In the age of YouTube where anyone can pretty much cut together something and almost mimic what Anger is currently doing…it’s hard not to feel that maybe it’s time to do less not more with ones time. I view the night as looking through a sketchbook…not really completed of fully realized works.
All of this is of course trumped by getting to see Scorpio Rising again and the company was great. So really it was time enjoyed but maybe not in the way Anger and those who put together this screening wanted…
It’s kind of a shame really…cause if there was ever a time to highlight his fantastic early work and essentially rest on ones laurels it’s in screenings like this.
Imagine it kinda like Francis Ford Coppola’s work…you want the stuff from the 70’s…and Dracula…sure as hell don’t want to sit through a screening of Peggy Sue Got Married or Jack. That’s what ya got though in this case…
Ah well. All I can say is BUY THE FIRST TWO DVD SETS OF HIS WORK…and have your own lil Kenneth Anger film festival for people. I think It’ll leave a better taste for those unfamiliar with his work…and long time fans to be honest.
November 19th, 2008 at 4:26 am
@: Jerem…I totally second your idea for a super secret jet…any blog worth its weight needs an experimental monkey navigated caffeine fueled jet!

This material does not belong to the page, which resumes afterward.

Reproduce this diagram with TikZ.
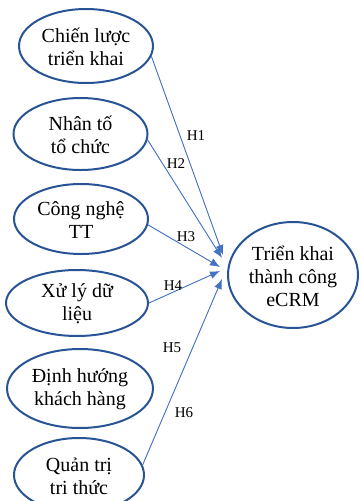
\documentclass[tikz,border=0pt]{standalone}
\usepackage{fontspec}
\setmainfont{Liberation Serif}
\usetikzlibrary{shapes.geometric,arrows.meta}
\definecolor{ellblue}{RGB}{40,84,150}
\definecolor{conblue}{RGB}{68,114,196}
\tikzset{
  eb/.style={ellipse, draw=ellblue, line width=2pt, inner sep=0pt},
  txt/.style={align=center, inner sep=0pt, font=\fontsize{20pt}{23pt}\selectfont},
  conn/.style={draw=conblue, line width=0.9pt, -{Latex[length=10pt,width=8pt]}, fill=conblue},
  hlab/.style={font=\fontsize{15pt}{17pt}\selectfont, inner sep=0pt}
}
\begin{document}
\begin{tikzpicture}[x=1pt,y=-1pt]
\useasboundingbox (0,0) rectangle (360,501);
% source ellipses
\node[eb, minimum width=134pt, minimum height=74pt] (s1) at (86,46) {};
\node[txt] (s1t) at (86,47) {Chiến lược\\triển khai};
\node[eb, minimum width=134pt, minimum height=72pt] (s2) at (80.5,134) {};
\node[txt] (s2t) at (80.5,135) {Nhân tố\\tổ chức};
\node[eb, minimum width=134pt, minimum height=70pt] (s3) at (81,219) {};
\node[txt] (s3t) at (81,220) {Công nghệ\\TT};
\node[eb, minimum width=142pt, minimum height=66pt] (s4) at (77,303) {};
\node[txt] (s4t) at (77,304) {Xử lý dữ\\liệu};
\node[eb, minimum width=146pt, minimum height=79pt] (s5) at (80,388.5) {};
\node[txt] (s5t) at (80,389.5) {Định hướng\\khách hàng};
\node[eb, minimum width=130pt, minimum height=74pt] (s6) at (79,475) {};
\node[txt] (s6t) at (79,476) {Quản trị\\tri thức};
% target
\node[eb, minimum width=130pt, minimum height=106pt] (t) at (293,275) {};
\node[txt] (tt) at (293,276) {Triển khai\\thành công\\eCRM};
% connectors
\draw[conn] (s1.-9) -- ([shift={(-4,-20)}]t.west);
\draw[conn] (s2.-5) -- ([shift={(-5,-17)}]t.west);
\draw[conn] (s3.-5) -- ([shift={(-7,-8)}]t.west);
\draw[conn] (s4.east) -- ([shift={(-7,-4)}]t.west);
\draw[conn] (s6.9) -- ([shift={(-5,4)}]t.west);
% labels
\node[hlab] (h1) at (196,136) {H1};
\node[hlab] (h2) at (176,164) {H2};
\node[hlab] (h3) at (186,237) {H3};
\node[hlab] (h4) at (173,286) {H4};
\node[hlab] (h5) at (172,348) {H5};
\node[hlab] (h6) at (184,413) {H6};
\end{tikzpicture}
\end{document}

November 19th, 2008 at 9:48 am
My theory? Anger hates his audience. There is no other reason he would want to make us endure “I’ll be watching you” and the rest of his new work. It was the embodiment of taking a piss at the theater who paid him to present and the people who paid to see him and his films – the sort of thing that’s marginally cute when you’re young, unknown and brilliant and not at all when you’re 80 years old with your best work well behind you.
It was thrilling to see “Scorpio Rising” on the big screen, however!